A Wealth of Valuable Musical Content
At EPFL, the Metamedia Center is dedicated to facilitating technology transfer from research to industry in
the areas of multimedia, augmented reality, acoustics, signal processing, and others. One of the center’s flagship projects, the “Montreux Jazz Digital Project,” is focused on the digital archival of more than 15,000 hours of audio-visual content from the second-largest music festival in the world, the Montreux Jazz Festival, held each year since 1967 in Montreux, Switzerland. The festival boasts a loyal following in a picturesque setting, and its archives feature a range of world-famous Jazz, Blues, and Rock artists, from the past 50 years.

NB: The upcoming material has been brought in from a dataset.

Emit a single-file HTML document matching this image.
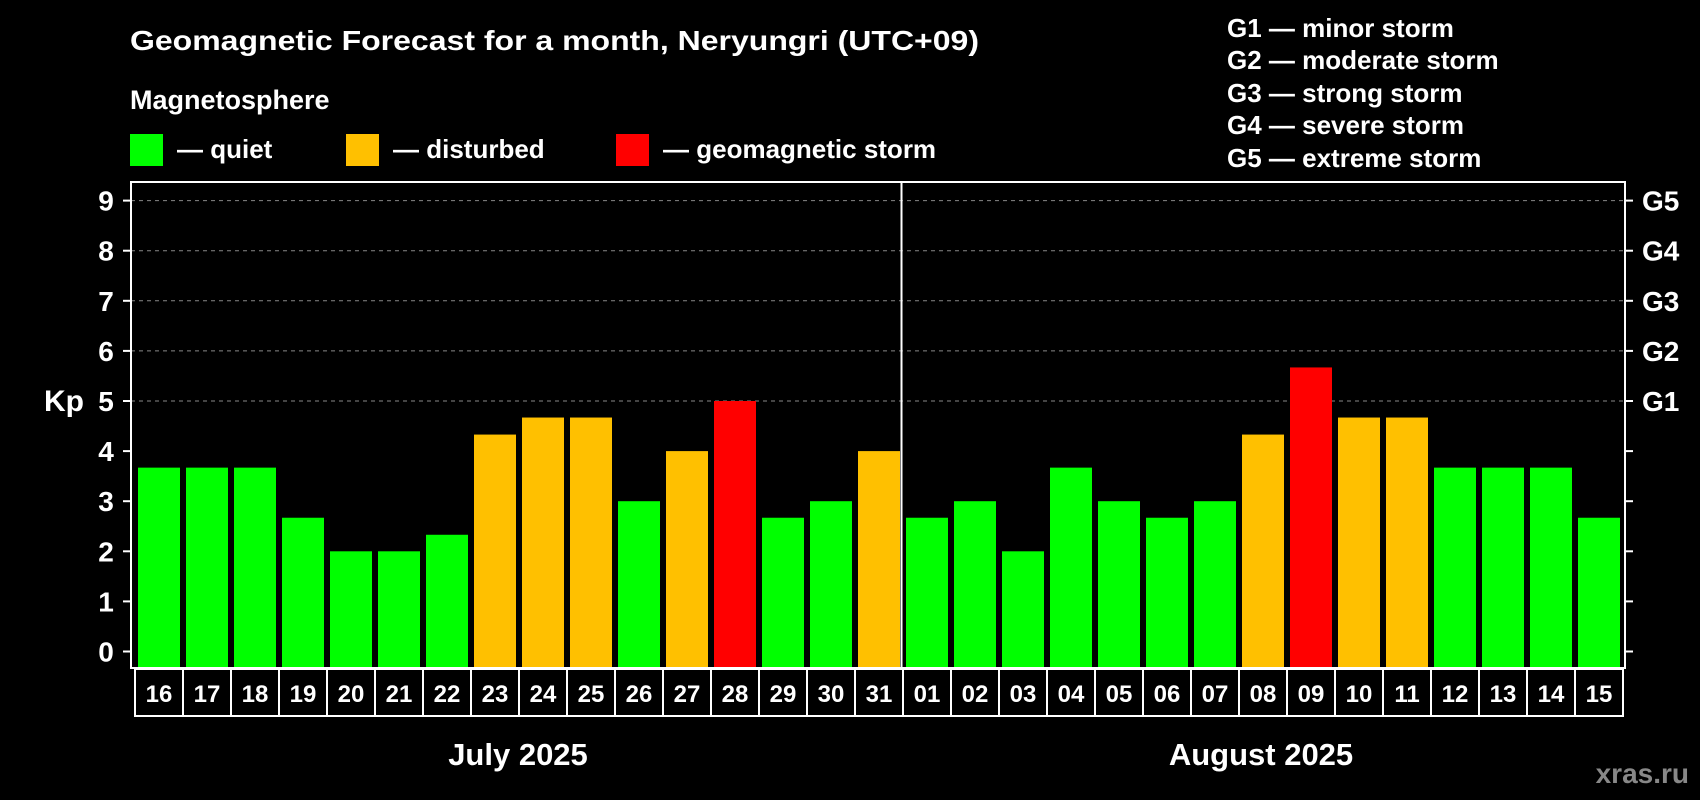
<!DOCTYPE html>
<html><head><meta charset="utf-8"><style>
html,body{margin:0;padding:0;background:#000;width:1700px;height:800px;overflow:hidden}
svg text{font-family:"Liberation Sans",Arial,sans-serif;font-weight:bold;fill:#fff}
</style></head><body>
<svg id="chart" width="1700" height="800" viewBox="0 0 1700 800" xmlns="http://www.w3.org/2000/svg">
<rect width="1700" height="800" fill="#000"/>
<text x="130" y="50" font-size="28" textLength="849" lengthAdjust="spacingAndGlyphs">Geomagnetic Forecast for a month, Neryungri (UTC+09)</text>
<text x="130" y="109" font-size="27">Magnetosphere</text>
<g><rect x="130" y="134" width="33" height="32" fill="#00ff00"/><text x="177" y="158" font-size="26">— quiet</text></g>
<g><rect x="346" y="134" width="33" height="32" fill="#ffc000"/><text x="393" y="158" font-size="26">— disturbed</text></g>
<g><rect x="616" y="134" width="33" height="32" fill="#ff0000"/><text x="663" y="158" font-size="26">— geomagnetic storm</text></g>
<g font-size="26">
<text x="1227" y="37">G1 — minor storm</text>
<text x="1227" y="69">G2 — moderate storm</text>
<text x="1227" y="102">G3 — strong storm</text>
<text x="1227" y="134">G4 — severe storm</text>
<text x="1227" y="167">G5 — extreme storm</text>
</g>
<text x="64" y="411" font-size="30" text-anchor="middle">Kp</text>
<g id="grid"></g>
<g id="bars"></g>
<g id="axes"></g>
<text x="518" y="765" font-size="31" text-anchor="middle">July 2025</text>
<text x="1261" y="765" font-size="31" text-anchor="middle">August 2025</text>
<text x="1689" y="783" font-size="28" text-anchor="end" style="fill:#888">xras.ru</text>
</svg>
<script>
const days = ["16","17","18","19","20","21","22","23","24","25","26","27","28","29","30","31","01","02","03","04","05","06","07","08","09","10","11","12","13","14","15"];
const kpValues = [3.67,3.67,3.67,2.67,2,2,2.33,4.33,4.67,4.67,3,4,5,2.67,3,4,2.67,3,2,3.67,3,2.67,3,4.33,5.67,4.67,4.67,3.67,3.67,3.67,2.67];
const yTicks = [0,1,2,3,4,5,6,7,8,9];
const gLabels = ["G1","G2","G3","G4","G5"];
const gLevels = [5,6,7,8,9];
const NS="http://www.w3.org/2000/svg";
const L=131,R=1625,T=182,B=668,slot0=135,pitch=48;
const y=v=>651.5-50.1*v;
const x=i=>slot0+pitch*i;
function mk(t,a,p){const e=document.createElementNS(NS,t);for(const k in a)e.setAttribute(k,a[k]);p.appendChild(e);return e;}
const grid=document.getElementById('grid'),bars=document.getElementById('bars'),axes=document.getElementById('axes');
gLevels.forEach(v=>{const l=mk('line',{x1:L,x2:R,y1:y(v),y2:y(v),stroke:'#888','stroke-width':1,'stroke-dasharray':'4 4'},grid);

});
kpValues.forEach((v,i)=>{const c=v>=5?'#ff0000':(v>=4?'#ffc000':'#00ff00');
const r=mk('rect',{x:x(i)+3,y:y(v),width:42,height:B-y(v),fill:c},bars);


const b=mk('rect',{x:x(i),y:669,width:pitch,height:47,fill:'none',stroke:'#fff','stroke-width':2},axes);


const t=mk('text',{x:x(i)+pitch/2,y:702,'font-size':24,'text-anchor':'middle'},axes);t.textContent=days[i];

});
const fr=mk('rect',{x:L,y:T,width:R-L,height:B-T,fill:'none',stroke:'#fff','stroke-width':2},axes);


const dv=mk('line',{x1:x(16)-1.5,x2:x(16)-1.5,y1:T,y2:B,stroke:'#fff','stroke-width':2},axes);


yTicks.forEach(v=>{mk('line',{x1:L-8,x2:L,y1:y(v),y2:y(v),stroke:'#fff','stroke-width':2},axes);
mk('line',{x1:R,x2:R+8,y1:y(v),y2:y(v),stroke:'#fff','stroke-width':2},axes);
const t=mk('text',{x:106,y:y(v)+10,'font-size':28,'text-anchor':'middle'},axes);t.textContent=v;

});
gLevels.forEach((v,i)=>{const t=mk('text',{x:1642,y:y(v)+10,'font-size':28},axes);t.textContent=gLabels[i];

});
</script>
</body></html>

“EPFL needed 4PB to store all of the musical archives and 70-80PB a year going forward for HD quality. With 4K, our needs will grow exponentially,” says Alain Dufaux Dir. Metamedia Center EPFL. “With the Active Archive System, we can store up to 6.8PB in a single active archive across 3 locations for seamless scalability and data protection. Based on the success of the Montreux Jazz Festival project, we are considering the Active Archive System for other Digital Humanities projects.”

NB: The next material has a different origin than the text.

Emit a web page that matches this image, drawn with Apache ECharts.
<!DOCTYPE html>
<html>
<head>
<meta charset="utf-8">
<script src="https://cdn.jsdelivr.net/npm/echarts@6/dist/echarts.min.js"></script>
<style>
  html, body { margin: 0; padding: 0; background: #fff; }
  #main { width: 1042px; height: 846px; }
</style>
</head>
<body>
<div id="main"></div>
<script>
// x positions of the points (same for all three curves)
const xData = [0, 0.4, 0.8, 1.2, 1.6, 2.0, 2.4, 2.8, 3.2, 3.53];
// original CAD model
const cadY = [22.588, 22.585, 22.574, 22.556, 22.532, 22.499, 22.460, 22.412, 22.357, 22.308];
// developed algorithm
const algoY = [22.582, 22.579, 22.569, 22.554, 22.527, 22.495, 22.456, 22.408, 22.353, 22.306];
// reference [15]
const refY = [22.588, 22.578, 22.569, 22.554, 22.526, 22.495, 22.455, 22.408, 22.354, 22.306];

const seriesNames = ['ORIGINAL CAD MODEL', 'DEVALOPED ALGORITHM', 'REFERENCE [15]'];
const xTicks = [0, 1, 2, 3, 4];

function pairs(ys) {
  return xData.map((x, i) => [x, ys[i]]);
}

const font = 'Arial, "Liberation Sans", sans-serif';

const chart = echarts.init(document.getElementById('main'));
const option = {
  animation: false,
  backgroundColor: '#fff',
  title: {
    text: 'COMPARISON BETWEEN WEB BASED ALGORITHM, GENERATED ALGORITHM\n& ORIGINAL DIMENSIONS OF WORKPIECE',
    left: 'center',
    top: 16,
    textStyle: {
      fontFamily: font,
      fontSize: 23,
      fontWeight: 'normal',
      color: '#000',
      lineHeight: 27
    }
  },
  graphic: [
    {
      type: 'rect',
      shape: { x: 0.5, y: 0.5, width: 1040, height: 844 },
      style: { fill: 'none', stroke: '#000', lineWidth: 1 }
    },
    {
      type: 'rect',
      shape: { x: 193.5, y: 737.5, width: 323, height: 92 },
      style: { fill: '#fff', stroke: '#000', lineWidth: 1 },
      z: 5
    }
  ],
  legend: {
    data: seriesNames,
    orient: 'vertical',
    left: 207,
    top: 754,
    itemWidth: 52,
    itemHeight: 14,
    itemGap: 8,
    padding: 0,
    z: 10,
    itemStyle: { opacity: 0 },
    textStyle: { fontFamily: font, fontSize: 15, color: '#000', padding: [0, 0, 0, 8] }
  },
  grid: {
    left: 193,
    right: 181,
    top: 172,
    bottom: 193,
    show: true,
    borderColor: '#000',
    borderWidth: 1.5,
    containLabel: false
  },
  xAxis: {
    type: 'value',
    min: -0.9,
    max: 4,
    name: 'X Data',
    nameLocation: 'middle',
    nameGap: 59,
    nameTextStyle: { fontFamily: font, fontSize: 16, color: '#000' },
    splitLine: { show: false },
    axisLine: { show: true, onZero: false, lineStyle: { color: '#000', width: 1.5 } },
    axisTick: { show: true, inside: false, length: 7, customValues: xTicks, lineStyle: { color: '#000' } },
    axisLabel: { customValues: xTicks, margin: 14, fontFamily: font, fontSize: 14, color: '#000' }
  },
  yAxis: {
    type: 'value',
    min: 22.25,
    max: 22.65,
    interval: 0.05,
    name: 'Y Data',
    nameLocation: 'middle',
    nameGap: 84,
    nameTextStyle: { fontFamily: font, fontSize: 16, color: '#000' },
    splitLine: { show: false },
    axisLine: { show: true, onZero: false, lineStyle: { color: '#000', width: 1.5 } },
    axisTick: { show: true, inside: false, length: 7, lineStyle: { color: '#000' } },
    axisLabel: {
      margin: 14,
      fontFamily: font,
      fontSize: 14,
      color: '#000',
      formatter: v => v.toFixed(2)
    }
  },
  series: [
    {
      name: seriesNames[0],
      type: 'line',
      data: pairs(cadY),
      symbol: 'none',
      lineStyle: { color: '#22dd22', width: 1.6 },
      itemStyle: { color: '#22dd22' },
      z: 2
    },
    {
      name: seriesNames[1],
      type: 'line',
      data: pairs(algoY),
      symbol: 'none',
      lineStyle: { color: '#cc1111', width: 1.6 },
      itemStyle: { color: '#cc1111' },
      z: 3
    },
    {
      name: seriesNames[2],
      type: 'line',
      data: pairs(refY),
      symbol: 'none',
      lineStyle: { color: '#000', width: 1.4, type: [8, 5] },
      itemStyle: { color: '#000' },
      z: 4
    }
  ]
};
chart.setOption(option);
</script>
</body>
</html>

Making Music Archives Available to Broad Audience
The goals of the Montreux Jazz Digital Project are to (1) provide safeguarding and long-term preservation of the Montreux Jazz Festival archives, including both historical and new content, (2) offer access to the archives for EPFL and other Swiss academic institutions for education and research purposes to foster innovation in music, technology, and acoustics, and (3) make the archives available to the widest possible audience, including the creation of a public space in the new “ArtLab” building, where visitors can interact with the content in an immersive, personalized way – a place where “Art, Technology, and Culture” combine.
Many Data Formats in Many Locations

In the past, video content from concerts was recorded and stored in as many
as 18 different formats. In addition, archives from the first years were stored in different locations, including television studios, foreign record labels’ production studios, and manufacturers’ warehouses. Generally speaking, the deterioration of magnetic materials limits the lifespan of content stored on tape. Combine that with the obsolescence of playback machines, closing support windows, and a lack of spare equipment parts, and the existing formats might not be readable anyway. With no backup, the risk of permanently losing these archives was a grave concern.

Long-Term Solution Required
EPFL required a solution capable of digitizing, capturing, and ingesting the festival’s audio-visual content, as well as event-related contextual information (such as photographs and testimonials) for long-term preservation purposes, effectively “future-proofing” the archive with a strategy that would include migration to new technology every 5-7 years. Also important to the project was the ability to add rich metadata that would enable easy access to any song, image, or video. The metadata would aid the general public in the interactive listening/viewing space at EPFL, as well as scholars as they sought specific content for other digital technology incubation projects.

HGST is the Answer
The Active Archive System object store was chosen based on its data protection, scalability, capacity, and sustainability. The 3-geo configuration with distributed erasure coding builds resilience into the system by geo-dispersing data across three locations, ensuring that data is accessible and immediately recoverable from any location, even during a data center outage. This 3-geo configuration protects data with a 160% capacity requirement only, as opposed to the 300% capacity necessary for triple mirror replication – thereby reducing cost, overhead, and network traffic.

A single, flat namespace provides cloud-level scalability, and capacity can
be easily expanded using higher-density drives or an additional rack in each location. Rich metadata, stored in a dedicated database, addresses EPFL’s need for efficient search and navigation for a wide variety of users. The design also enables next-generation higher capacity/performance drives to be added non- disruptively, easily accommodating future technology advances and multi- generational technology in a single system.

“By using the Active Archive System 3-geo configuration, we get a turnkey solution that gives us more space, redundancy and security,” says Alain Dufaux, Operations and Development Director at EPFL’s Metamedia Center. We can store content from every festival, add rich metadata and provide access to the concerts for a broad range of users from a variety of devices including tablets, iPads and HDTV screens. We don’t get that kind of flexibility from any other solution.”